Integer oneMore = Integer.parseInt( digit ) + 1; // Evaluate ++digit
... and your parsing fails here.
string.replaceFirst( p.toString(), oneMore.toString() ); //
This would work (but convert the pattern again to string and back to pattern).
Here how I would do this:
String string = "0_Beginning";
Pattern p = Pattern.compile( "^(\\d+)(?=_.*)" );
Matcher matcher = p.matcher(string);
StringBuffer result = new StringBuffer();
while(matcher.find()) {
int number = Integer.parseInt(matcher.group());
m.appendReplacement(result, String.valueOf(number + 1));
}
m.appendTail(result);
return result.toString(); // 1_Beginning
(Of course, for your regex the loop will only execute once, since the regex is anchored.)

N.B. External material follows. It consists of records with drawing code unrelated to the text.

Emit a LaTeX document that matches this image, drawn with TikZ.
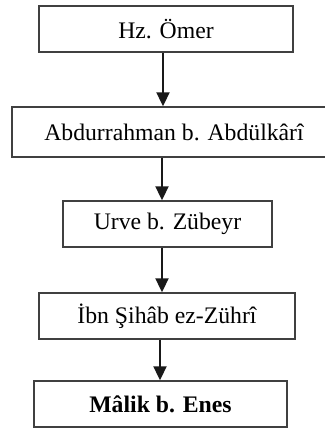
\documentclass[tikz,border=0pt]{standalone}
\usepackage{fontspec}
\setmainfont{Liberation Serif}
\usetikzlibrary{arrows.meta}
\begin{document}
\begin{tikzpicture}[x=1bp,y=-1bp,
  box/.style={draw=black!75,line width=1.4bp,inner sep=0pt,text=black,
    font=\fontsize{23.8}{28}\selectfont},
  conn/.style={draw=black!90,line width=2bp,-{Triangle[length=14bp,width=13bp]}}]
\useasboundingbox (0,0) rectangle (325,430);
\node[box,minimum width=254bp,minimum height=46bp] (a) at (166,29) {Hz. Ömer};
\node[box,minimum width=324bp,minimum height=50bp] (b) at (174,132) {Abdurrahman b. Abdülkârî};
\node[box,minimum width=209bp,minimum height=46bp] (c) at (167.5,224) {Urve b. Zübeyr};
\node[box,minimum width=256bp,minimum height=46bp] (d) at (167,316) {İbn Şihâb ez-Zührî};
\node[box,minimum width=253bp,minimum height=46bp] (e) at (160.5,404) {\textbf{Mâlik b. Enes}};
\draw[conn] ([xshift=-3bp]a.south) -- ([xshift=-3bp]a.south |- b.north);
\draw[conn] ([xshift=-12bp]b.south) -- ([xshift=-12bp]b.south |- c.north);
\draw[conn] ([xshift=-5.5bp]c.south) -- ([xshift=-5.5bp]c.south |- d.north);
\draw[conn] ([xshift=-7bp]d.south) -- ([xshift=-7bp]d.south |- e.north);
\end{tikzpicture}
\end{document}
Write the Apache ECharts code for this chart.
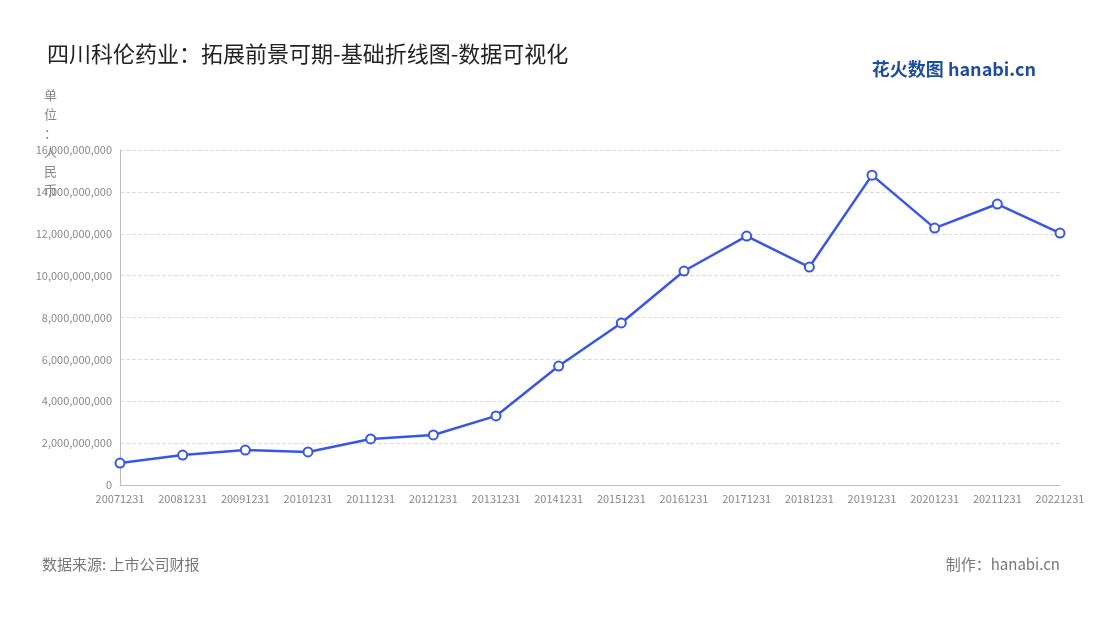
<!DOCTYPE html>
<html><head><meta charset="utf-8">
<script src="https://cdn.jsdelivr.net/npm/echarts@6/dist/echarts.min.js"></script>
<style>html,body{margin:0;padding:0;background:#fff}#c{width:1100px;height:620px}</style>
</head><body><div id="c"></div>
<script>
const categories = ['20071231','20081231','20091231','20101231','20111231','20121231','20131231','20141231','20151231','20161231','20171231','20181231','20191231','20201231','20211231','20221231'];
const values = [1.05e9,1.43e9,1.67e9,1.58e9,2.2e9,2.39e9,3.3e9,5.68e9,7.74e9,10.22e9,11.89e9,10.41e9,14.8e9,12.27e9,13.42e9,12.03e9];
const chart = echarts.init(document.getElementById('c'));
const font = '"Noto Sans CJK SC","Noto Sans",sans-serif';
chart.setOption({
  animation:false,
  textStyle:{fontFamily:font},
  title:[{text:'四川科伦药业：拓展前景可期-基础折线图-数据可视化',left:42,top:38,textStyle:{fontSize:22,fontWeight:'normal',color:'#222',fontFamily:font}}],
  graphic:[
    {type:'text',left:44,top:86,style:{text:'单\n位\n：\n人\n民\n币',fill:'#888',font:'13px '+font,lineHeight:19}},
    {type:'text',left:42,top:557,style:{text:'数据来源: 上市公司财报',fill:'#777',font:'15px '+font}},
    {type:'text',right:40,top:557,style:{text:'制作：hanabi.cn',fill:'#777',font:'15px '+font}},
    {type:'text',right:64,top:60,style:{text:'花火数图 hanabi.cn',fill:'#1f4e9c',font:'bold 18px '+font}}
  ],
  grid:{left:120,right:40,top:150,bottom:135},
  xAxis:{type:'category',data:categories,boundaryGap:false,
    axisLine:{lineStyle:{color:'#bbb'}},axisTick:{show:false},
    axisLabel:{color:'#888',fontSize:11,interval:0}},
  yAxis:{type:'value',min:0,max:16e9,interval:2e9,
    axisLine:{show:true,lineStyle:{color:'#bbb'}},
    axisLabel:{color:'#888',fontSize:11,formatter:v=>v.toLocaleString('en-US')},
    splitLine:{lineStyle:{type:'dashed',color:'#ddd'}}},
  series:[{type:'line',data:values,symbol:'circle',symbolSize:9,
    lineStyle:{color:'#3a56e4',width:2.5},
    itemStyle:{color:'#fff',borderColor:'#3a56e4',borderWidth:2}}]
});
</script></body></html>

Edit: To clarify my statement about string.replaceFirst:
This method does not return a pattern, but uses one internally. From the documentation:
Replaces the first substring of this string that matches the given regular expression with the given replacement.
An invocation of this method of the form str.replaceFirst(regex, repl) yields exactly the same result as the expression
Pattern.compile(regex).matcher(str).replaceFirst(repl)
Here we see that a new pattern is compiled from the first argument.
This also shows us another way to do what you did want to do:
String string = "0_Beginning";
Pattern p = Pattern.compile( "^(\\d+)(?=_.*)" );
Matcher m = p.matcher(string);
if(m.find()) {
digit = m.group();
int oneMore = Integer.parseInt( digit ) + 1
return m.replaceFirst(string, String.valueOf(oneMore));
}
This only compiles the pattern once, instead of thrice like in your original program - but still does the matching twice (once for find, once for replaceFirst), instead of once like in my program.